# DATA PROVIDED
================================

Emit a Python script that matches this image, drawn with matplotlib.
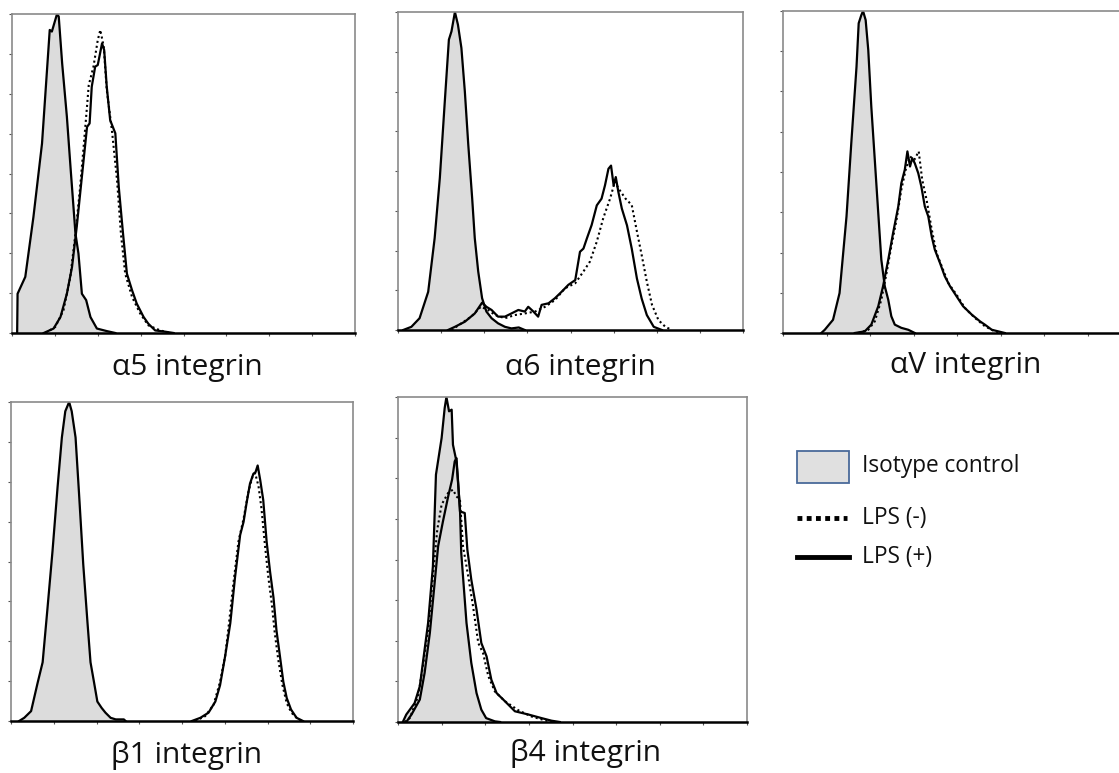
import matplotlib
matplotlib.use("Agg")
import matplotlib.pyplot as plt
from matplotlib.patches import Rectangle
from matplotlib.lines import Line2D

# ---------------- data (fluorescence units 0-8, % of max) ----------------
titles = ["α5 integrin", "α6 integrin", "αV integrin", "β1 integrin", "β4 integrin"]
legend_labels = ["Isotype control", "LPS (-)", "LPS (+)"]

# α5
a5_iso_x = [0.12, 0.13, 0.31, 0.50, 0.70, 0.88, 0.93, 1.05, 1.09, 1.17, 1.28, 1.37, 1.48, 1.55, 1.63, 1.73, 1.83, 1.98, 2.21, 2.41]
a5_iso_y = [0, 12.3, 17.6, 36.4, 59.4, 95.0, 94.5, 100, 99.2, 84.5, 67.8, 51.0, 31.2, 24.9, 12.3, 10.3, 5.0, 1.4, 0.6, 0]
a5_neg_x = [0.78, 1.01, 1.20, 1.36, 1.48, 1.59, 1.71, 1.79, 1.90, 2.00, 2.06, 2.14, 2.21, 2.33, 2.45, 2.54, 2.64, 2.80, 2.99, 3.18, 3.46, 3.69]
a5_neg_y = [0, 1.9, 7.1, 17.6, 31.2, 45.8, 64.6, 77.7, 83.5, 91.8, 95.0, 89.7, 76.2, 63.6, 47.9, 31.2, 18.6, 11.3, 6.1, 2.4, 0.8, 0]
a5_pos_x = [0.74, 0.97, 1.13, 1.28, 1.40, 1.51, 1.63, 1.75, 1.81, 1.86, 1.94, 2.00, 2.10, 2.15, 2.21, 2.29, 2.41, 2.49, 2.59, 2.68, 2.80, 2.91, 3.07, 3.18, 3.34, 3.53, 3.77]
a5_pos_y = [0, 1.4, 5.0, 12.3, 20.7, 33.3, 49.0, 64.6, 65.7, 77.2, 83.5, 84.0, 90.8, 88.7, 77.2, 66.7, 62.6, 45.8, 31.1, 18.6, 13.4, 9.2, 5.0, 2.9, 0.8, 0.5, 0]

# α6
a6_iso_x = [0.12, 0.31, 0.50, 0.70, 0.85, 0.97, 1.08, 1.18, 1.24, 1.32, 1.39, 1.47, 1.55, 1.63, 1.72, 1.78, 1.86, 1.95, 2.05, 2.17, 2.32, 2.48, 2.63, 2.80, 2.94]
a6_iso_y = [0, 1.0, 3.7, 12.0, 28.9, 47.8, 70.8, 91.3, 93.9, 100, 96.0, 88.7, 75.0, 58.2, 41.4, 28.9, 18.4, 10.0, 5.8, 3.7, 2.1, 1.0, 0.5, 0.8, 0]
a6_neg_x = [1.24, 1.47, 1.70, 1.92, 2.09, 2.25, 2.48, 2.71, 2.94, 3.18, 3.41, 3.64, 3.87, 4.11, 4.30, 4.45, 4.61, 4.76, 4.92, 5.03, 5.11, 5.27, 5.42, 5.54, 5.65, 5.77, 5.89, 6.04, 6.20, 6.35]
a6_neg_y = [0, 2.1, 4.2, 7.3, 6.3, 4.7, 3.7, 4.7, 5.2, 5.8, 7.3, 9.4, 13.1, 14.7, 18.4, 21.5, 27.8, 35.2, 41.4, 46.7, 44.6, 41.4, 39.3, 31.0, 23.6, 15.2, 7.9, 3.1, 1.0, 0]
a6_pos_x = [1.16, 1.32, 1.55, 1.78, 1.95, 2.05, 2.17, 2.32, 2.48, 2.63, 2.79, 2.94, 3.02, 3.14, 3.25, 3.33, 3.49, 3.64, 3.80, 3.95, 4.11, 4.22, 4.30, 4.38, 4.49, 4.61, 4.72, 4.80, 4.88, 4.94, 5.00, 5.05, 5.11, 5.19, 5.31, 5.42, 5.54, 5.65, 5.77, 5.93, 6.12]
a6_pos_y = [0, 1.0, 2.6, 5.2, 8.6, 7.3, 6.3, 4.2, 4.2, 5.2, 6.3, 5.8, 7.3, 5.8, 4.2, 7.9, 8.4, 10.0, 12.1, 14.2, 15.7, 24.6, 25.6, 28.8, 33.0, 39.2, 41.3, 45.5, 50.7, 51.7, 45.5, 48.1, 43.4, 38.2, 32.9, 25.6, 16.2, 9.9, 4.7, 1.0, 0]

# αV
av_iso_x = [0.88, 0.96, 1.15, 1.30, 1.46, 1.57, 1.69, 1.74, 1.80, 1.84, 1.90, 1.96, 2.03, 2.11, 2.19, 2.26, 2.34, 2.42, 2.49, 2.57, 2.72, 2.88, 3.03]
av_iso_y = [0, 1.0, 4.1, 12.4, 36.2, 59.0, 82.7, 96.2, 98.7, 100, 97.2, 87.9, 70.3, 53.8, 37.2, 22.8, 14.5, 10.3, 5.2, 2.6, 1.6, 1.0, 0]
av_neg_x = [1.73, 1.96, 2.11, 2.26, 2.38, 2.49, 2.61, 2.72, 2.82, 2.92, 3.02, 3.12, 3.20, 3.30, 3.42, 3.53, 3.65, 3.80, 3.99, 4.18, 4.41, 4.64, 4.87, 5.03]
av_neg_y = [0, 1.0, 3.6, 10.3, 18.6, 26.9, 35.2, 44.5, 50.7, 54.8, 53.8, 56.4, 47.6, 41.4, 32.1, 24.8, 20.7, 15.5, 11.9, 7.8, 4.7, 2.1, 0.5, 0]
av_pos_x = [1.65, 1.88, 2.03, 2.19, 2.30, 2.42, 2.53, 2.65, 2.72, 2.80, 2.86, 2.92, 2.97, 3.03, 3.11, 3.18, 3.26, 3.34, 3.42, 3.49, 3.61, 3.72, 3.84, 3.99, 4.14, 4.34, 4.53, 4.64, 4.80, 4.95, 5.10]
av_pos_y = [0, 0.5, 2.6, 8.3, 14.5, 22.8, 31.0, 39.3, 46.5, 50.7, 56.4, 51.7, 54.3, 52.7, 49.6, 45.5, 39.3, 36.2, 29.9, 25.9, 21.7, 17.6, 14.5, 11.4, 8.3, 5.7, 3.6, 2.6, 1.0, 0.5, 0]

# β1
b1_iso_x = [0.19, 0.31, 0.47, 0.62, 0.74, 0.85, 0.97, 1.09, 1.19, 1.27, 1.36, 1.42, 1.51, 1.59, 1.69, 1.79, 1.86, 1.94, 2.02, 2.12, 2.21, 2.33, 2.45, 2.64, 2.68]
b1_iso_y = [0, 1.0, 3.1, 11.8, 18.4, 34.8, 53.1, 73.4, 88.9, 97.1, 100, 97.1, 88.9, 71.6, 49.1, 30.7, 18.4, 12.3, 6.1, 4.1, 2.6, 1.0, 0.5, 0.5, 0]
b1_neg_x = [4.31, 4.54, 4.74, 4.89, 5.01, 5.10, 5.20, 5.32, 5.44, 5.55, 5.65, 5.71, 5.79, 5.86, 5.94, 6.02, 6.10, 6.17, 6.25, 6.35, 6.45, 6.56, 6.72, 6.83]
b1_neg_y = [0, 1.5, 5.1, 12.3, 20.4, 30.7, 42.9, 56.2, 63.4, 71.6, 76.7, 77.7, 73.6, 66.5, 55.2, 45.0, 36.8, 27.6, 19.4, 11.2, 5.6, 2.6, 0.5, 0]
b1_pos_x = [4.23, 4.43, 4.62, 4.78, 4.89, 5.01, 5.13, 5.24, 5.36, 5.44, 5.51, 5.59, 5.67, 5.72, 5.77, 5.83, 5.90, 5.98, 6.06, 6.14, 6.21, 6.29, 6.37, 6.45, 6.55, 6.68, 6.83]
b1_pos_y = [0, 1.0, 2.6, 6.1, 11.2, 20.4, 30.7, 45.0, 58.3, 62.4, 68.3, 74.4, 77.5, 78.0, 80.1, 75.5, 69.3, 56.2, 46.8, 38.7, 28.4, 20.4, 12.3, 7.2, 3.6, 1.0, 0]

# β4
b4_iso_x = [0.11, 0.19, 0.38, 0.50, 0.61, 0.69, 0.80, 0.87, 1.00, 1.07, 1.11, 1.17, 1.23, 1.26, 1.34, 1.42, 1.45, 1.57, 1.68, 1.80, 1.91, 2.02, 2.22, 2.34]
b4_iso_y = [0, 2.3, 5.8, 11.0, 22.3, 30.5, 47.9, 76.1, 87.4, 96.6, 100, 95.6, 96.1, 85.3, 80.2, 65.8, 52.0, 30.5, 18.2, 8.9, 3.8, 1.2, 0.2, 0]
b4_neg_x = [0.15, 0.27, 0.46, 0.57, 0.69, 0.80, 0.90, 1.00, 1.15, 1.26, 1.34, 1.42, 1.49, 1.61, 1.72, 1.84, 1.95, 2.07, 2.22, 2.45, 2.76, 3.06, 3.37, 3.60]
b4_neg_y = [0, 1.2, 7.9, 17.1, 28.4, 44.8, 59.2, 66.9, 70.5, 71.5, 69.4, 68.4, 54.1, 44.8, 35.6, 24.3, 21.2, 14.1, 9.4, 6.4, 3.6, 1.7, 0.5, 0]
b4_pos_x = [0.19, 0.31, 0.50, 0.61, 0.73, 0.84, 0.92, 1.03, 1.15, 1.24, 1.30, 1.34, 1.38, 1.42, 1.53, 1.59, 1.68, 1.80, 1.91, 2.03, 2.14, 2.26, 2.45, 2.68, 2.99, 3.29, 3.52, 3.71]
b4_pos_y = [0, 2.3, 6.9, 15.1, 27.4, 42.8, 54.1, 61.7, 69.4, 74.6, 80.2, 81.2, 73.5, 64.8, 64.3, 53.0, 43.8, 34.6, 24.3, 20.2, 13.0, 8.9, 6.4, 3.3, 2.3, 1.2, 0.4, 0]

panels_data = [
    (a5_iso_x, a5_iso_y, a5_neg_x, a5_neg_y, a5_pos_x, a5_pos_y),
    (a6_iso_x, a6_iso_y, a6_neg_x, a6_neg_y, a6_pos_x, a6_pos_y),
    (av_iso_x, av_iso_y, av_neg_x, av_neg_y, av_pos_x, av_pos_y),
    (b1_iso_x, b1_iso_y, b1_neg_x, b1_neg_y, b1_pos_x, b1_pos_y),
    (b4_iso_x, b4_iso_y, b4_neg_x, b4_neg_y, b4_pos_x, b4_pos_y),
]

# ---------------- layout (pixel boxes: left, right, top, bottom) ----------------
W, H = 1119, 773
boxes = [(12, 355, 14, 333), (398, 743, 12, 330), (783, 1131, 11, 333),
         (11, 353, 402, 721), (398, 747, 397, 722)]
title_pos = [(187, 368), (580, 368), (966, 366), (187, 755), (586, 753)]

FONT = "Open Sans"
fig = plt.figure(figsize=(W / 100, H / 100), dpi=100)
fill_color = "#dcdcdc"
frame_color = "#8a8a8a"

for (l, r, t, b), data, title, (tx, ty) in zip(boxes, panels_data, titles, title_pos):
    ax = fig.add_axes([l / W, 1 - b / H, (r - l) / W, (b - t) / H])
    ix, iy, nx, ny, px, py = data
    ax.fill_between(ix, iy, 0, color=fill_color, lw=0, zorder=1)
    ax.plot(ix, iy, color="black", lw=1.6, zorder=2)
    ax.plot(nx, ny, color="black", lw=1.5, linestyle=(0, (1.0, 1.4)), zorder=3)
    ax.plot(px, py, color="black", lw=1.6, zorder=4)
    ax.set_xlim(0, 8)
    ax.set_ylim(0, 100)
    ax.set_xticks(range(0, 9))
    ax.set_yticks([i * 12.5 for i in range(9)])
    ax.tick_params(axis="both", direction="out", length=2.5, width=0.8,
                   colors="#555555", labelbottom=False, labelleft=False)
    for side in ("left", "top", "right"):
        ax.spines[side].set_color(frame_color)
        ax.spines[side].set_linewidth(1.2)
    ax.spines["bottom"].set_color("black")
    ax.spines["bottom"].set_linewidth(1.8)
    fig.text(tx / W, 1 - ty / H, title, ha="center", va="center",
             fontsize=21.5, family=[FONT, "DejaVu Sans"], color="#111111")

# ---------------- legend ----------------
fig.patches.append(Rectangle((797 / W, 1 - 483 / H), 52 / W, 32 / H,
                             transform=fig.transFigure, facecolor="#e0e0e0",
                             edgecolor="#4a6a9a", lw=1.3))
fig.lines.append(Line2D([797 / W, 847 / W], [1 - 518 / H] * 2, transform=fig.transFigure,
                        color="black", lw=3.5, linestyle=(0, (1.0, 0.9))))
fig.lines.append(Line2D([797 / W, 849 / W], [1 - 557 / H] * 2, transform=fig.transFigure,
                        color="black", lw=3.5))
leg_y = [466, 518, 557]
for lab, yy in zip(legend_labels, leg_y):
    fig.text(862 / W, 1 - yy / H, lab, ha="left", va="center", fontsize=16.3,
             family=[FONT, "DejaVu Sans"], color="#111111")

fig.savefig("out.png", dpi=100)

================================

Restate, line by line and word for word, everything from the top of the material through the line that contains "from matplotlib.lines import Line2D". Leave pictures out.

# RESULT OF THE TASK
Emit a Python script that matches this image, drawn with matplotlib.
import matplotlib
matplotlib.use("Agg")
import matplotlib.pyplot as plt
from matplotlib.patches import Rectangle
from matplotlib.lines import Line2D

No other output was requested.